Erdve's sound is an uncompromising patchwork of hardcore punk and sludge metal. It's about as caustic as the mixture of those genres or the record's bleak cover art would suggest. The title track drills that fact home the moment the record opens—kicking things off with an agonized scream, chunky, pounding riffs and a production that is almost suffocating in its murky ugliness. Aside from several moments of slowed and atmospheric sludge that completely miss their mark; Erdve mostly maintains the same mid-paced brutality throughout the following five tracks.



A lack of nuance is hardly a bad thing if what's presented works well. Thankfully, Vaitojimas works fairly well when it simply lets itself be oppressively heavy. On the album's better songs, such as the aforementioned title track or the lengthy "Prievarta," one pretty much knows how each song is going to generally play out within the first minute or so. Yet, nonetheless, they pull the listener in despite their relative structural simplicity. There's a small scattering of twists and turns that do just enough to keep things from becoming rote, but overall, there's not much in the way of astounding technical flourishes or vocal variations here. Though far from spectacular, the performances are thankfully solid enough to forgive the lack of diversity.

Vaitojimas is far from perfect, and we'll get to that in a moment. First, let's appreciate the astonishingly high note the record ends on. "Atraja" closes the record in dazzling fashion and is the record's finest track by a considerable margin. There's a fantastic mix of slow-burning dissonant riffage and spurts of manic speed, tied together with the record's best screams and even some nice audible bass work. The song alone might be worth the price of admission. This could've been one of 2018's early standouts if it were representative of Vaitojimas as a whole.

Unfortunately, Vaitojimas falls flat on its face when it tries to mix up the formula. "Isnara" and "Pilnatve" boast the album's longest sections of quiet quasi-ambiance and gradual buildups—and suffer greatly for it.
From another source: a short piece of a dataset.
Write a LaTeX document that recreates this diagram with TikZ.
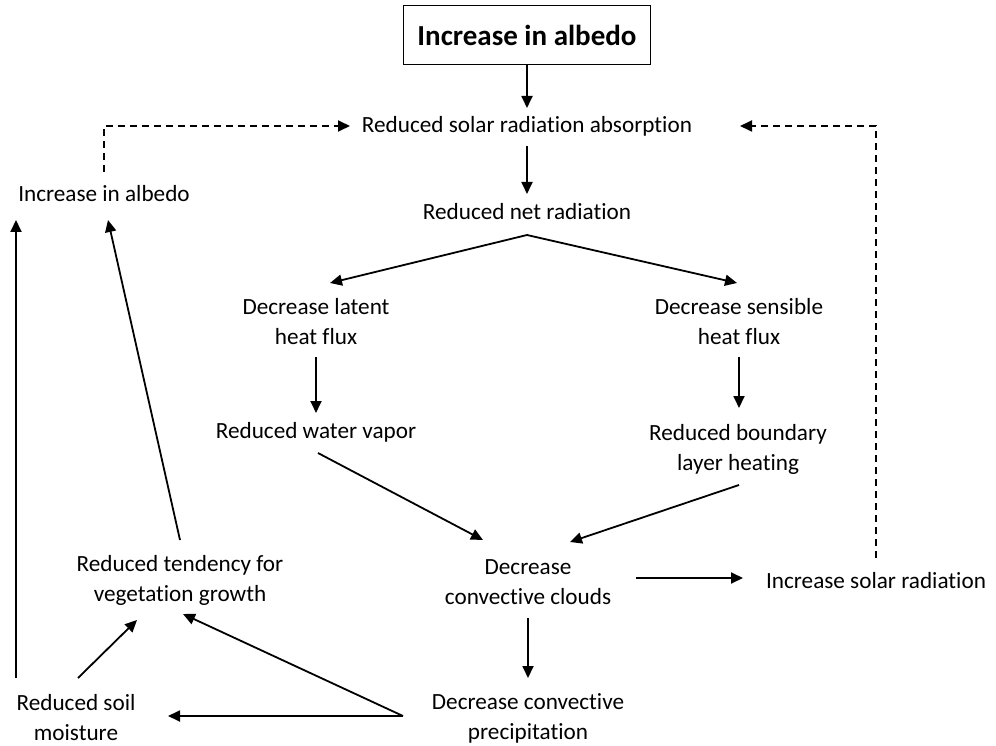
\documentclass[tikz,border=0pt]{standalone}
\usepackage{fontspec}
\setmainfont[Ligatures=NoCommon]{Carlito}
\usetikzlibrary{arrows.meta}
\begin{document}
\begin{tikzpicture}[x=1pt,y=-1pt,
  lbl/.style={align=center,inner sep=0pt,font=\fontsize{23.2}{30}\selectfont},
  arr/.style={line width=1.8pt,-{Triangle[length=12pt,width=11pt]}},
  darr/.style={arr,dashed,dash pattern=on 7pt off 5pt}]
\useasboundingbox (0,0) rectangle (996,746);
\node[draw,line width=1.6pt,minimum width=247pt,minimum height=59pt,inner sep=0pt,font=\fontsize{29}{32}\selectfont\bfseries] (top) at (527,35) {Increase in albedo};
\node[lbl] (rsra) at (527,126) {Reduced solar radiation absorption};
\node[lbl] (rnr) at (527,212) {Reduced net radiation};
\node[lbl] (dlhf) at (316,322) {Decrease latent\\heat flux};
\node[lbl] (dshf) at (739,322) {Decrease sensible\\heat flux};
\node[lbl] (rwv) at (316,432) {Reduced water vapor};
\node[lbl] (rblh) at (738,449) {Reduced boundary\\layer heating};
\node[lbl] (dcc) at (528,582) {Decrease\\convective clouds};
\node[lbl] (isr) at (876,581) {Increase solar radiation};
\node[lbl] (rtvg) at (180,580) {Reduced tendency for\\vegetation growth};
\node[lbl] (ia) at (104,194) {Increase in albedo};
\node[lbl] (rsm) at (76,718) {Reduced soil\\moisture};
\node[lbl] (dcp) at (528,718) {Decrease convective\\precipitation};
% helper coordinates
\coordinate (rnrb) at (527,235);
\coordinate (rsraL) at (350,126);
\coordinate (rsraR) at (740,126);
\coordinate (iaTop) at (104,172);
\coordinate (isrTop) at (876,558);
\coordinate (dcpL) at (403,716);
\coordinate (rsmTop) at (16,678);
\coordinate (iaBL) at (16,220);
\coordinate (iaB) at (108,220);
\coordinate (rtvgT) at (180,540);
\coordinate (rtvgB) at (137,620);
\coordinate (rtvgBR) at (183,614);
\coordinate (rsmTR) at (78,678);
\coordinate (rsmR) at (168,716);
\draw[arr] (top.south) -- (527,108);
\draw[arr] (527,146) -- (527,194);
\draw[arr] (rnrb) -- (330,283);
\draw[arr] (rnrb) -- (737,283);
\draw[arr] (316,357) -- (316,413);
\draw[arr] (739,357) -- (739,408);
\draw[arr] (318,453) -- (483,540);
\draw[arr] (739,485) -- (570,542);
\draw[arr] (528,618) -- (528,678);
\draw[arr] (636,578) -- (743,578);
\draw[darr] (isrTop) -- (876,126) -- (rsraR);
\draw[darr] (iaTop) -- (104,126) -- (rsraL);
\draw[arr] (rtvgT) -- (iaB);
\draw[arr] (rsmTop) -- (iaBL);
\draw[arr] (rsmTR) -- (rtvgB);
\draw[arr] (dcpL) -- (rtvgBR);
\draw[arr] (dcpL) -- (rsmR);
\end{tikzpicture}
\end{document}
Erdve does sheer heaviness well enough, but the slower, predominantly sludgy moments lack both hypnotic, immersive elements or the ability to create any sort of interesting soundscape. It just grates. They're aggressive and loud, I guess, but neither is good. This is a serious issue since they're the record's longest tracks and constitute over a third of its runtime.



"Apverktis" is the only song where these elements sort of work out. A bit over half of the instrumental song is dominated by a somewhat lackadaisical (but far less egregious than the slower moments in the prior tracks) albeit sufficiently enticing riff before positively exploding in a crushing, intense cacophony that serves as one of the record's standout moments. Elsewhere, the vast majority of the material that isn’t to-the-point angriness simply fails to hold up. Vaitojimas runs for about 37 minutes, and that brevity is probably for the best. While "Atraje” is a memorable closer; I doubt that this kind of rigid abrasiveness would've been listenable for much longer than that.

Erdve's debut record is not without its flaws but there’s more good than bad here. While Vaitojimas is not exactly a pleasant listen; it has more than enough quality content to justify at least a few spins.